Your instructions
All of the data should be repeated exactly; pictures are not part of the copy.

Supplied data
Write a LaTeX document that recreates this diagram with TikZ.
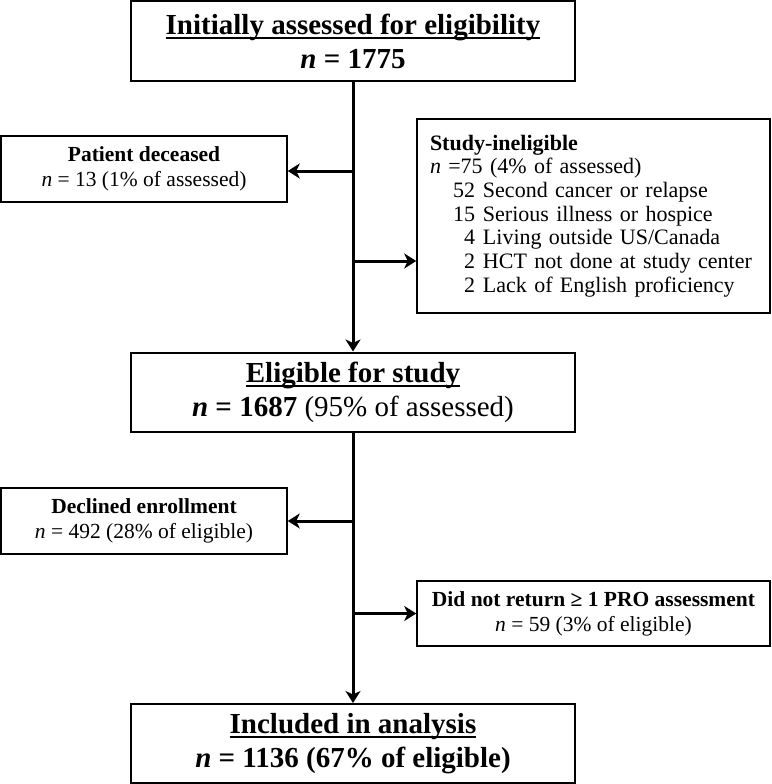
\documentclass[tikz,border=0pt]{standalone}
\usepackage{fontspec}
\setmainfont{Liberation Serif}
\usetikzlibrary{arrows.meta}
\newcommand\myul[1]{\setbox0\hbox{#1}\rlap{\rule[-4.5pt]{\wd0}{2pt}}\box0}
\begin{document}
\begin{tikzpicture}[x=1pt,y=-1pt,
  bigbox/.style={draw, line width=2pt, minimum width=444pt, minimum height=79pt, align=center, inner sep=0pt, font=\fontsize{29}{34}\selectfont},
  smallbox/.style={draw, line width=1.5pt, minimum width=286pt, minimum height=66pt, align=center, inner sep=0pt, font=\fontsize{21.5}{25}\selectfont},
  listbox/.style={draw, line width=1.5pt, minimum width=353pt, minimum height=194pt, text width=327pt, inner xsep=13pt, inner ysep=0pt, align=left, font=\fontsize{22}{23.7}\selectfont},
  conn/.style={line width=3pt},
  arr/.style={conn, -{Stealth[length=12pt,width=15pt,inset=3.5pt]}}]
\fill[white] (0,0) rectangle (771,784);
\useasboundingbox (0,0) rectangle (771,784);

\node[bigbox] (top) at (353,41) {\myul{\textbf{Initially assessed for eligibility}}\\ \textbf{\textit{n} = 1775}};
\node[smallbox] (dec) at (144,169) {\textbf{Patient deceased}\\ \textit{n} = 13 (1\% of assessed)};
\node[listbox] (inel) at (593.5,216) {\textbf{Study-ineligible}\\
\textit{n} =75 (4\% of assessed)\\
\hspace*{23pt}\makebox[22pt][r]{52}\hspace{8pt}Second cancer or relapse\\
\hspace*{23pt}\makebox[22pt][r]{15}\hspace{8pt}Serious illness or hospice\\
\hspace*{23pt}\makebox[22pt][r]{4}\hspace{8pt}Living outside US/Canada\\
\hspace*{23pt}\makebox[22pt][r]{2}\hspace{8pt}HCT not done at study center\\
\hspace*{23pt}\makebox[22pt][r]{2}\hspace{8pt}Lack of English proficiency};
\node[bigbox] (elig) at (353,392) {\myul{\textbf{Eligible for study}}\\ \textbf{\textit{n} = 1687} (95\% of assessed)};
\node[smallbox] (decl) at (144,521) {\textbf{Declined enrollment}\\ \textit{n} = 492 (28\% of eligible)};
\node[smallbox, minimum width=353pt, minimum height=65pt] (dnr) at (593.5,613.5) {\textbf{Did not return ≥ 1 PRO assessment}\\ \textit{n} = 59 (3\% of eligible)};
\node[bigbox] (incl) at (353,743.5) {\myul{\textbf{Included in analysis}}\\ \textbf{\textit{n} = 1136 (67\% of eligible)}};

\coordinate (j1) at (353,171);
\coordinate (j2) at (353,261);
\coordinate (j3) at (elig.south |- decl.east);
\coordinate (j4) at (elig.south |- dnr.west);

\draw[arr] (top.south) -- (elig.north);
\draw[arr] (j1) -- (j1 -| dec.east);
\draw[arr] (j2) -- (j2 -| inel.west);
\draw[arr] (elig.south) -- (incl.north);
\draw[arr] (j3) -- (decl.east);
\draw[arr] (j4) -- (dnr.west);
\end{tikzpicture}
\end{document}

Correct response
Write a LaTeX document that recreates this diagram with TikZ.
\documentclass[tikz,border=0pt]{standalone}
\usepackage{fontspec}
\setmainfont{Liberation Serif}
\usetikzlibrary{arrows.meta}
\newcommand\myul[1]{\setbox0\hbox{#1}\rlap{\rule[-4.5pt]{\wd0}{2pt}}\box0}
\begin{document}
\begin{tikzpicture}[x=1pt,y=-1pt,
  bigbox/.style={draw, line width=2pt, minimum width=444pt, minimum height=79pt, align=center, inner sep=0pt, font=\fontsize{29}{34}\selectfont},
  smallbox/.style={draw, line width=1.5pt, minimum width=286pt, minimum height=66pt, align=center, inner sep=0pt, font=\fontsize{21.5}{25}\selectfont},
  listbox/.style={draw, line width=1.5pt, minimum width=353pt, minimum height=194pt, text width=327pt, inner xsep=13pt, inner ysep=0pt, align=left, font=\fontsize{22}{23.7}\selectfont},
  conn/.style={line width=3pt},
  arr/.style={conn, -{Stealth[length=12pt,width=15pt,inset=3.5pt]}}]
\fill[white] (0,0) rectangle (771,784);
\useasboundingbox (0,0) rectangle (771,784);

\node[bigbox] (top) at (353,41) {\myul{\textbf{Initially assessed for eligibility}}\\ \textbf{\textit{n} = 1775}};
\node[smallbox] (dec) at (144,169) {\textbf{Patient deceased}\\ \textit{n} = 13 (1\% of assessed)};
\node[listbox] (inel) at (593.5,216) {\textbf{Study-ineligible}\\
\textit{n} =75 (4\% of assessed)\\
\hspace*{23pt}\makebox[22pt][r]{52}\hspace{8pt}Second cancer or relapse\\
\hspace*{23pt}\makebox[22pt][r]{15}\hspace{8pt}Serious illness or hospice\\
\hspace*{23pt}\makebox[22pt][r]{4}\hspace{8pt}Living outside US/Canada\\
\hspace*{23pt}\makebox[22pt][r]{2}\hspace{8pt}HCT not done at study center\\
\hspace*{23pt}\makebox[22pt][r]{2}\hspace{8pt}Lack of English proficiency};
\node[bigbox] (elig) at (353,392) {\myul{\textbf{Eligible for study}}\\ \textbf{\textit{n} = 1687} (95\% of assessed)};
\node[smallbox] (decl) at (144,521) {\textbf{Declined enrollment}\\ \textit{n} = 492 (28\% of eligible)};
\node[smallbox, minimum width=353pt, minimum height=65pt] (dnr) at (593.5,613.5) {\textbf{Did not return ≥ 1 PRO assessment}\\ \textit{n} = 59 (3\% of eligible)};
\node[bigbox] (incl) at (353,743.5) {\myul{\textbf{Included in analysis}}\\ \textbf{\textit{n} = 1136 (67\% of eligible)}};

\coordinate (j1) at (353,171);
\coordinate (j2) at (353,261);
\coordinate (j3) at (elig.south |- decl.east);
\coordinate (j4) at (elig.south |- dnr.west);

\draw[arr] (top.south) -- (elig.north);
\draw[arr] (j1) -- (j1 -| dec.east);
\draw[arr] (j2) -- (j2 -| inel.west);
\draw[arr] (elig.south) -- (incl.north);
\draw[arr] (j3) -- (decl.east);
\draw[arr] (j4) -- (dnr.west);
\end{tikzpicture}
\end{document}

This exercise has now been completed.